Admite que não é frequente ver uma modelo ser batizada? «Há séculos era normal que as pessoas se batizassem sendo mais velhas, quando já se tem uso da razão e se pode escolher a religião», argumenta. «Agora estamos habituados a que os batizados se façam em criança e por isso a minha decisão pode chocar, mas o conceito de 'normal' é muito relativo, porque cada cultura, cada sociedade, cada povo, tem os seus costumes e pensa que as decisões estranhas são as do vizinho», acrescenta Raquel.
A modelo basca explica que «nem toda a gente se batiza pelas mesmas razões. Eu entro na religião católica porque aquilo que Jesus pregou, a bondade, a ajuda aos outros, são os meus valores. E penso que quanto mais bem fizermos ao próximo, melhor a vida nos corre».
Como receberam os seus colegas do mundo da moda a sua «conversão»? «Realmente a maioria só vai ficar a saber ao ler neste jornal, porque eu falo muito pouco de mim mesma. Se aceitei contar esta história, foi porque me animaram. Talvez haja gente desorientada que possa ver a luz ao conhecer a minha evolução», diz com timidez.

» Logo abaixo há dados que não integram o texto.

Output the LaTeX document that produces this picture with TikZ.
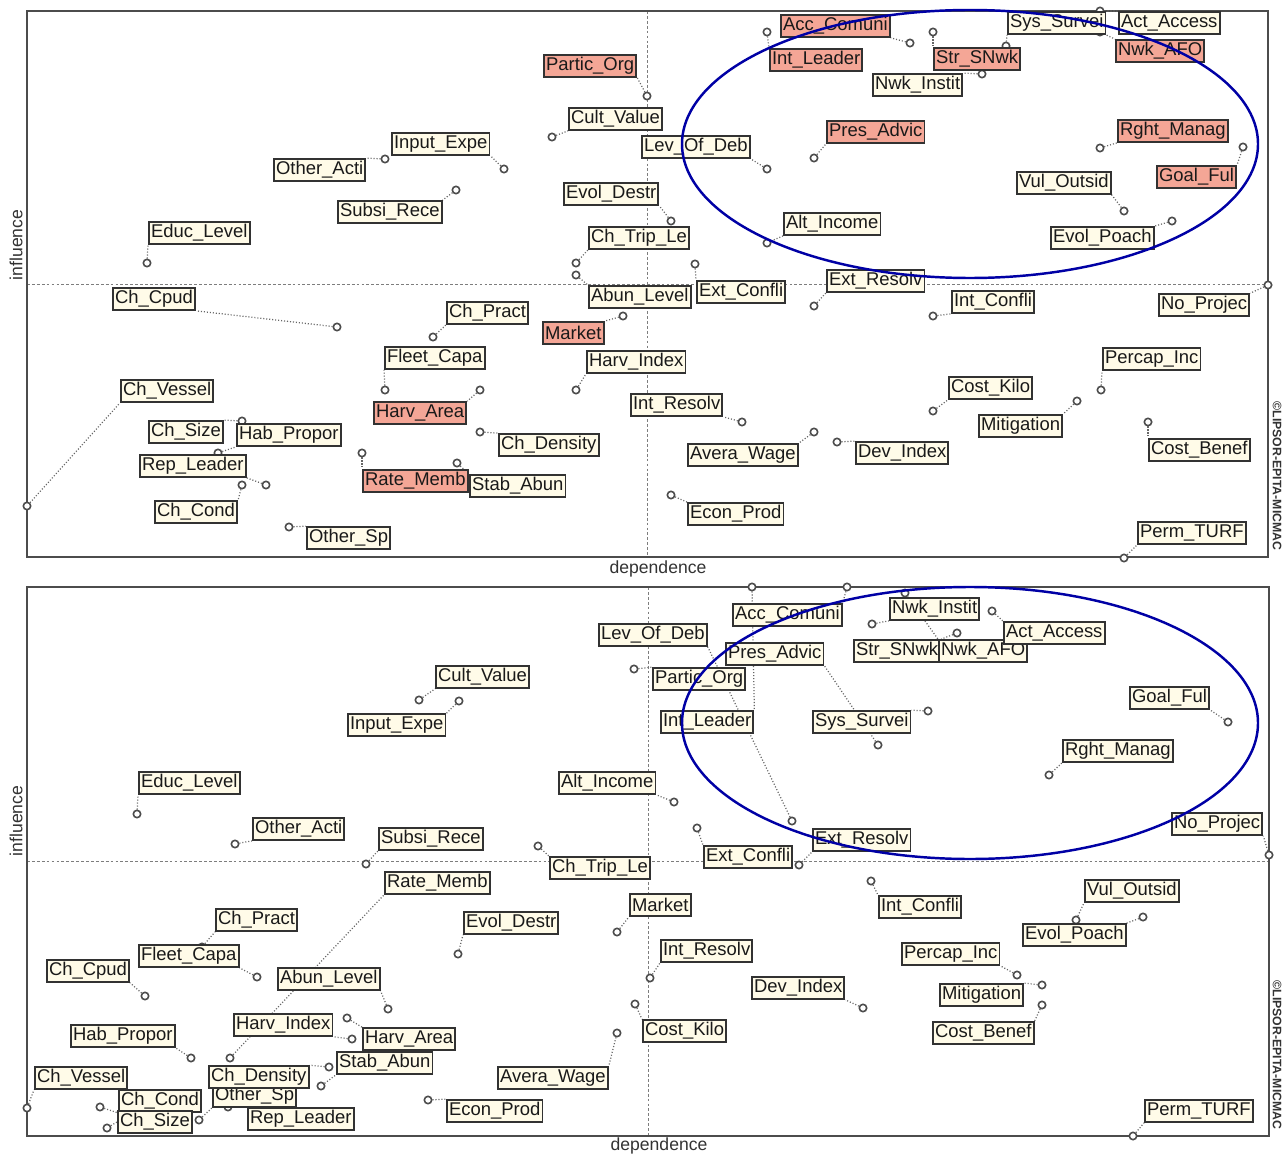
\documentclass[tikz,border=0pt]{standalone}
\usepackage{fontspec}
\setmainfont{Liberation Sans}
\pgfdeclarelayer{bg}
\pgfsetlayers{bg,main}
\definecolor{cream}{RGB}{255,251,232}
\definecolor{salmon}{RGB}{244,166,150}
\definecolor{boxline}{RGB}{50,50,50}
\definecolor{ringblue}{RGB}{0,0,165}
\definecolor{axisgray}{RGB}{125,125,125}
\tikzset{
  lbl/.style={draw=boxline, line width=1.1pt, font=\fontsize{10.5}{12}\selectfont,
    inner xsep=1.2pt, inner ysep=0pt, minimum height=12.4pt, text=black!90},
  lblc/.style={lbl, fill=cream},
  lbls/.style={lbl, fill=salmon},
  pt/.style={circle, draw=black!70, fill=white, line width=0.9pt, inner sep=0pt, minimum size=4.2pt},
  leader/.style={draw=black!60, dash pattern=on 0.6pt off 1.1pt, line width=0.7pt},
  frame/.style={draw=black!70, line width=0.9pt},
  midline/.style={draw=axisgray, dash pattern=on 1.6pt off 1.2pt, line width=0.5pt},
  ring/.style={draw=ringblue, line width=1.4pt},
  axlbl/.style={font=\fontsize{10}{12}\selectfont, text=black!80},
  copyr/.style={font=\fontsize{7}{8}\selectfont\bfseries, text=black!80, rotate=-90}
}
% label / label x / label y / point x / point y / leader anchor / fill
\newcommand\toplist{Other\_Acti/273/170/385/159/north east/c,
  Input\_Expe/391/144/504/169/south east/c,
  Subsi\_Rece/337/212/456/190/north east/c,
  Educ\_Level/148/233/147/263/south west/c,
  Partic\_Org/543/66/647/96/south east/s,
  Cult\_Value/568/119/552/137/south west/c,
  Lev\_Of\_Deb/641/147/767/169/south east/c,
  Evol\_Destr/563/194/671/221/south east/c,
  Ch\_Trip\_Le/588/238/576/263/south west/c,
  Acc\_Comuni/780/26/910/43/south east/s,
  Int\_Leader/769/60/767/32/north west/s,
  Pres\_Advic/826/132/814/158/south west/s,
  Alt\_Income/783/224/767/243/south west/c,
  Ext\_Resolv/826/281/814/306/south west/c,
  Sys\_Survei/1007/23/1006/46/south west/c,
  Act\_Access/1118/23/1100/11/north west/c,
  Nwk\_AFO/1115/51/1100/32/north west/s,
  Str\_SNwk/933/59/933/32/north west/s,
  Nwk\_Instit/872/85/982/74/north east/c,
  Rght\_Manag/1117/131/1100/148/south west/s,
  Goal\_Ful/1156/177/1243/147/north east/s,
  Vul\_Outsid/1016/183/1124/211/south east/c,
  Evol\_Poach/1050/238/1172/221/north east/c,
  No\_Projec/1158/305/1268/285/north east/c,
  Ch\_Cpud/112/299/337/327/south east/c,
  Ch\_Vessel/120/391/27/506/south west/c,
  Ch\_Size/148/432/242/421/north east/c,
  Hab\_Propor/236/435/218/453/south west/c,
  Rep\_Leader/139/466/266/485/south east/c,
  Ch\_Cond/154/512/242/485/north east/c,
  Other\_Sp/306/538/289/527/north west/c,
  Fleet\_Capa/384/358/385/390/south west/c,
  Harv\_Area/373/413/480/390/north east/s,
  Rate\_Memb/362/481/362/453/north west/s,
  Abun\_Level/588/297/576/275/north west/c,
  Ext\_Confli/696/292/695/264/north west/c,
  Ch\_Pract/446/313/433/337/south west/c,
  Market/542/333/623/316/north east/s,
  Harv\_Index/586/362/576/390/south west/c,
  Int\_Resolv/630/405/742/422/south east/c,
  Ch\_Density/498/445/480/432/north west/c,
  Stab\_Abun/469/486/457/463/north west/c,
  Avera\_Wage/687/455/814/432/north east/c,
  Econ\_Prod/687/514/671/495/north west/c,
  Dev\_Index/855/453/837/442/north west/c,
  Int\_Confli/951/302/933/316/south west/c,
  Percap\_Inc/1102/359/1101/390/south west/c,
  Cost\_Kilo/948/388/933/411/south west/c,
  Mitigation/978/426/1077/401/north east/c,
  Cost\_Benef/1148/450/1148/422/north west/c,
  Perm\_TURF/1137/533/1124/558/south west/c}
\newcommand\botlist{Cult\_Value/435/677/419/700/south west/c,
  Input\_Expe/347/725/459/701/north east/c,
  Educ\_Level/138/783/137/814/south west/c,
  Other\_Acti/252/829/235/844/south west/c,
  Subsi\_Rece/378/839/366/864/south west/c,
  Lev\_Of\_Deb/598/635/792/821/south east/c,
  Partic\_Org/652/679/634/669/north west/c,
  Int\_Leader/660/722/752/587/north east/c,
  Acc\_Comuni/732/615/847/587/north east/c,
  Pres\_Advic/725/654/878/745/south east/c,
  Sys\_Survei/812/722/928/711/north east/c,
  Nwk\_Instit/889/609/872/624/south west/c,
  Str\_SNwk/853/651/957/633/north east/c,
  Nwk\_AFO/938/651/905/593/north west/c,
  Act\_Access/1003/633/992/611/north west/c,
  Goal\_Ful/1129/698/1228/722/south east/c,
  Rght\_Manag/1062/751/1049/775/south west/c,
  No\_Projec/1171/824/1269/855/south east/c,
  Ext\_Resolv/812/840/799/865/south west/c,
  Ext\_Confli/703/857/697/828/north west/c,
  Alt\_Income/558/783/674/802/south east/c,
  Ch\_Trip\_Le/549/868/538/846/north west/c,
  Rate\_Memb/384/883/230/1058/south west/c,
  Ch\_Pract/215/920/202/947/south west/c,
  Fleet\_Capa/138/956/257/977/south east/c,
  Ch\_Cpud/46/971/145/996/south east/c,
  Abun\_Level/277/979/388/1009/south east/c,
  Harv\_Index/233/1025/352/1039/south east/c,
  Harv\_Area/362/1039/347/1018/north west/c,
  Hab\_Propor/70/1036/191/1058/south east/c,
  Other\_Sp/212/1096/199/1120/south west/c,
  Ch\_Density/208/1077/329/1067/north east/c,
  Stab\_Abun/336/1063/321/1086/south west/c,
  Ch\_Vessel/34/1078/27/1108/south west/c,
  Ch\_Cond/118/1101/100/1107/south west/c,
  Ch\_Size/117/1122/107/1128/west/c,
  Rep\_Leader/247/1119/228/1107/north west/c,
  Econ\_Prod/446/1111/428/1100/north west/c,
  Evol\_Destr/463/923/458/954/south west/c,
  Market/629/905/617/932/south west/c,
  Int\_Resolv/660/951/650/978/south west/c,
  Dev\_Index/751/988/863/1008/south east/c,
  Cost\_Kilo/642/1031/635/1004/north west/c,
  Avera\_Wage/497/1078/617/1033/north east/c,
  Int\_Confli/878/907/871/881/north west/c,
  Vul\_Outsid/1084/891/1076/920/south west/c,
  Evol\_Poach/1022/935/1143/917/north east/c,
  Percap\_Inc/901/954/1017/975/south east/c,
  Mitigation/939/995/1042/985/north east/c,
  Cost\_Benef/932/1033/1042/1005/north east/c,
  Perm\_TURF/1144/1111/1133/1136/south west/c}

\begin{document}
\begin{tikzpicture}[x=0.02cm, y=-0.02cm]
  \useasboundingbox (0,0) rectangle (1284,1155);

  % frames and mid lines
  \begin{pgfonlayer}{bg}
    \fill[white] (0,0) rectangle (1284,1155);
    \draw[midline] (27,284) -- (1268,284);
    \draw[midline] (647,11) -- (647,557);
    \draw[frame] (27,11) rectangle (1268,557);
    \draw[midline] (27,861) -- (1269,861);
    \draw[midline] (648,587) -- (648,1136);
    \draw[frame] (27,587) rectangle (1269,1136);
  \end{pgfonlayer}

  % upper map
  \foreach \tx/\lx/\ly/\px/\py/\an/\fc [count=\i] in \toplist {
    \node[lbl\fc, anchor=west] (a\i) at (\lx,\ly) {\tx};
    \begin{pgfonlayer}{bg}
      \node[pt] (ap\i) at (\px,\py) {};
      \draw[leader] (ap\i) -- (a\i.\an);
    \end{pgfonlayer}
  }
  \draw[ring] (970,144) ellipse (288 and 134);

  % lower map
  \foreach \tx/\lx/\ly/\px/\py/\an/\fc [count=\i] in \botlist {
    \node[lbl\fc, anchor=west] (b\i) at (\lx,\ly) {\tx};
    \begin{pgfonlayer}{bg}
      \node[pt] (bp\i) at (\px,\py) {};
      \draw[leader] (bp\i) -- (b\i.\an);
    \end{pgfonlayer}
  }
  \draw[ring] (970,723) ellipse (288 and 136);

  % axis names
  \node[axlbl, rotate=90] (infa) at (16,245) {influence};
  \node[axlbl] (depa) at (658,569) {dependence};
  \node[copyr] (cpa) at (1277,476) {©LIPSOR-EPITA-MICMAC};
  \node[axlbl, rotate=90] (infb) at (16,821) {influence};
  \node[axlbl] (depb) at (659,1146) {dependence};
  \node[copyr] (cpb) at (1277,1055) {©LIPSOR-EPITA-MICMAC};
\end{tikzpicture}
\end{document}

«A moda é um mundo complicado. Eu comecei muito nova e tive a sorte de ter os meus pais ao lado, que me punham os pés no chão e não deixavam que acreditasse em tudo. E para além disso, sempre entendi que uma coisa é o trabalho e outra a minha vida. Procuro separá-las bem».
Raquel Balencia, entretanto, continua a sua vida. Continua os estudos no quarto ano de Direito, no Verão irá trabalhar na Tailândia e em Barcelona e, sempre que pode, escapa para dançar tango ou fazer surf na praia.
E o futuro? «Gosto do mundo das relações internacionais. Quando terminar o curso gostaria de fazer um master nesse campo nos Estados Unidos, e depois, já se verá». A curto prazo, em Maio, espera-a a Confirmação. Antes de terminar, e ainda que seja uma miss batizada, há uma pergunta obrigatória segundo os manuais jornalísticos a uma mulher assim. Tem namorado? «Prefiro guardar isso para mim. Mas posso dizer que sou muito feliz...».